** START DATA EXCERPT **

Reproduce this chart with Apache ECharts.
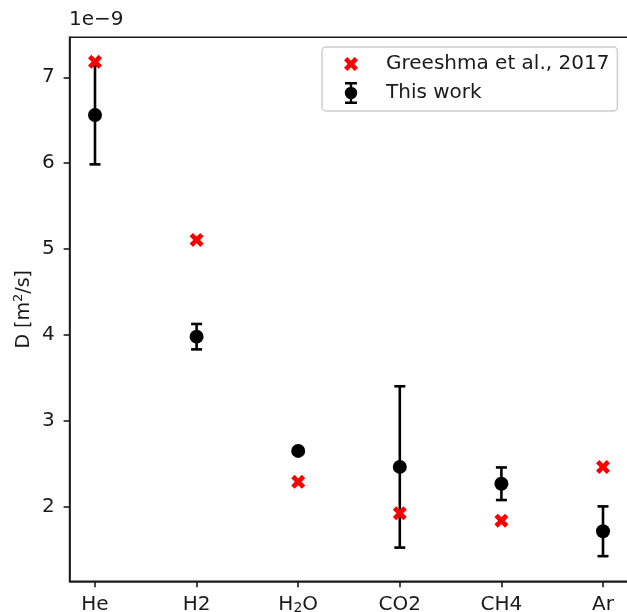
<!DOCTYPE html>
<html>
<head>
<meta charset="utf-8">
<script src="https://cdn.jsdelivr.net/npm/echarts@6/dist/echarts.min.js"></script>
<style>
  html, body { margin: 0; padding: 0; background: #fff; }
  #chart { width: 627px; height: 612px; }
</style>
</head>
<body>
<div id="chart"></div>
<script>
// Diffusion coefficients, in units of 1e-9 m^2/s
const gases = ['He', 'H2', 'H2O', 'CO2', 'CH4', 'Ar'];
const greeshma2017 = [7.18, 5.105, 2.285, 1.918, 1.832, 2.458];
const thisWork = [6.56, 3.977, 2.646, 2.459, 2.263, 1.709];
const thisWorkErr = [0.575, 0.148, 0.0, 0.94, 0.19, 0.29];
const yTicks = [2, 3, 4, 5, 6, 7];

const FONT = 'DejaVu Sans';
const INK = '#1a1a1a';
const FS = 20;

// filled "X" marker outline in a 10x10 box
const xPts = [[0,2.4],[2.4,0],[5,2.6],[7.6,0],[10,2.4],[7.4,5],[10,7.6],[7.6,10],[5,7.4],[2.4,10],[0,7.6],[2.6,5]];
function xPath(sx, sy, ox, oy) {
  return 'M' + xPts.map(p => (p[0] * sx + ox).toFixed(2) + ',' + (p[1] * sy + oy).toFixed(2)).join(' L') + ' Z';
}
const xSymbol = 'path://' + xPath(1, 1, 0, 0);
// legend icons share a 14x22 box; corner moves pin the bounds
const xLegendIcon = 'path://M0,0 M14,22 ' + xPath(1.4, 1.4, 0, 4);
const errLegendIcon = 'path://M1,0 H13 V2.4 H1 Z M1,19.6 H13 V22 H1 Z M5.8,2 H8.2 V20 H5.8 Z ' +
  'M0.8,11 A6.2,6.2 0 1,1 13.2,11 A6.2,6.2 0 1,1 0.8,11 Z';

const greeshmaData = gases.map((g, i) => [i, greeshma2017[i]]);
const workData = gases.map((g, i) => [i, thisWork[i]]);
const errData = gases.map((g, i) => [i, thisWork[i] - thisWorkErr[i], thisWork[i] + thisWorkErr[i]]);

function gasLabel(v) {
  const name = gases[Math.round(v)];
  if (name === 'H2O') return '{a|H}{s|2}{a|O}';
  return '{a|' + name + '}';
}

const chart = echarts.init(document.getElementById('chart'), null, { renderer: 'canvas' });

chart.setOption({
  animation: false,
  backgroundColor: '#fff',
  textStyle: { fontFamily: FONT, color: INK },
  grid: {
    left: 69.6, top: 37.3, width: 558.8, bottom: 30.7,
    containLabel: false, outerBoundsMode: 'none',
    show: true, borderColor: INK, borderWidth: 1.6, backgroundColor: 'transparent'
  },
  graphic: [{
    type: 'text', left: 69, top: 10,
    style: { text: '1e\u22129', font: FS + 'px "DejaVu Sans"', fill: INK }
  }],
  legend: {
    orient: 'vertical',
    left: 322, top: 47,
    padding: [6, 8, 7, 22],
    itemWidth: 14, itemHeight: 22, itemGap: 7,
    borderColor: '#cccccc', borderWidth: 1.4, borderRadius: 4,
    backgroundColor: 'rgba(255,255,255,0.8)',
    textStyle: { fontFamily: FONT, fontSize: FS, color: INK, padding: [0, 0, 0, 23] },
    selectedMode: false,
    data: [
      { name: 'Greeshma et al., 2017', icon: xLegendIcon },
      { name: 'This work', icon: errLegendIcon }
    ]
  },
  xAxis: {
    type: 'value',
    min: -0.25, max: 5.25,
    splitLine: { show: false },
    axisLine: { show: true, onZero: false, lineStyle: { color: INK, width: 1.6 } },
    axisTick: { show: true, length: 6, customValues: gases.map((g, i) => i), lineStyle: { color: INK, width: 1.6 } },
    axisLabel: {
      customValues: gases.map((g, i) => i),
      margin: 12,
      formatter: gasLabel,
      rich: {
        a: { fontFamily: FONT, fontSize: FS, color: INK, lineHeight: 23 },
        s: { fontFamily: FONT, fontSize: 14, color: INK, lineHeight: 15, padding: [8, 0, 0, 0] }
      }
    }
  },
  yAxis: {
    type: 'value',
    min: 1.126, max: 7.466,
    splitLine: { show: false },
    axisLine: { show: true, onZero: false, lineStyle: { color: INK, width: 1.6 } },
    axisTick: { show: true, length: 6, customValues: yTicks, lineStyle: { color: INK, width: 1.6 } },
    axisLabel: { customValues: yTicks, margin: 15, fontFamily: FONT, fontSize: FS, color: INK, formatter: v => String(Math.round(v)) },
    name: '{a|D [m}{s|2}{a|/s]}',
    nameLocation: 'middle',
    nameGap: 35,
    nameMoveOverlap: false,
    nameRotate: 90,
    nameTextStyle: {
      rich: {
        a: { fontFamily: FONT, fontSize: 19, color: INK, lineHeight: 22 },
        s: { fontFamily: FONT, fontSize: 13, color: INK, lineHeight: 13, padding: [0, 0, 10, 0] }
      }
    }
  },
  series: [
    {
      name: 'This work',
      type: 'custom',
      z: 2,
      data: errData,
      encode: { x: 0, y: [1, 2] },
      renderItem: function (params, api) {
        const x = api.value(0);
        const lo = api.coord([x, api.value(1)]);
        const hi = api.coord([x, api.value(2)]);
        const cap = 5.5;
        const st = { stroke: '#000', lineWidth: 2.6 };
        return {
          type: 'group',
          children: [
            { type: 'line', shape: { x1: lo[0], y1: lo[1], x2: hi[0], y2: hi[1] }, style: st },
            { type: 'line', shape: { x1: lo[0] - cap, y1: lo[1], x2: lo[0] + cap, y2: lo[1] }, style: st },
            { type: 'line', shape: { x1: hi[0] - cap, y1: hi[1], x2: hi[0] + cap, y2: hi[1] }, style: st }
          ]
        };
      },
      itemStyle: { color: '#000' }
    },
    {
      name: 'This work',
      type: 'scatter',
      z: 3,
      symbol: 'circle',
      symbolSize: 14,
      itemStyle: { color: '#000', opacity: 1 },
      data: workData
    },
    {
      name: 'Greeshma et al., 2017',
      type: 'scatter',
      z: 4,
      symbol: xSymbol,
      symbolSize: 14,
      itemStyle: { color: '#ff0000', opacity: 1 },
      data: greeshmaData
    }
  ]
});
</script>
</body>
</html>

** END DATA EXCERPT **

TASK STATEMENT >> Omit the pictures, then repeat exactly each line from the beginning of the listing through the line with "const FS = 20;".

PROBLEM SOLUTION >>
Reproduce this chart with Apache ECharts.
<!DOCTYPE html>
<html>
<head>
<meta charset="utf-8">
<script src="https://cdn.jsdelivr.net/npm/echarts@6/dist/echarts.min.js"></script>
<style>
  html, body { margin: 0; padding: 0; background: #fff; }
  #chart { width: 627px; height: 612px; }
</style>
</head>
<body>
<div id="chart"></div>
<script>
// Diffusion coefficients, in units of 1e-9 m^2/s
const gases = ['He', 'H2', 'H2O', 'CO2', 'CH4', 'Ar'];
const greeshma2017 = [7.18, 5.105, 2.285, 1.918, 1.832, 2.458];
const thisWork = [6.56, 3.977, 2.646, 2.459, 2.263, 1.709];
const thisWorkErr = [0.575, 0.148, 0.0, 0.94, 0.19, 0.29];
const yTicks = [2, 3, 4, 5, 6, 7];

const FONT = 'DejaVu Sans';
const INK = '#1a1a1a';
const FS = 20;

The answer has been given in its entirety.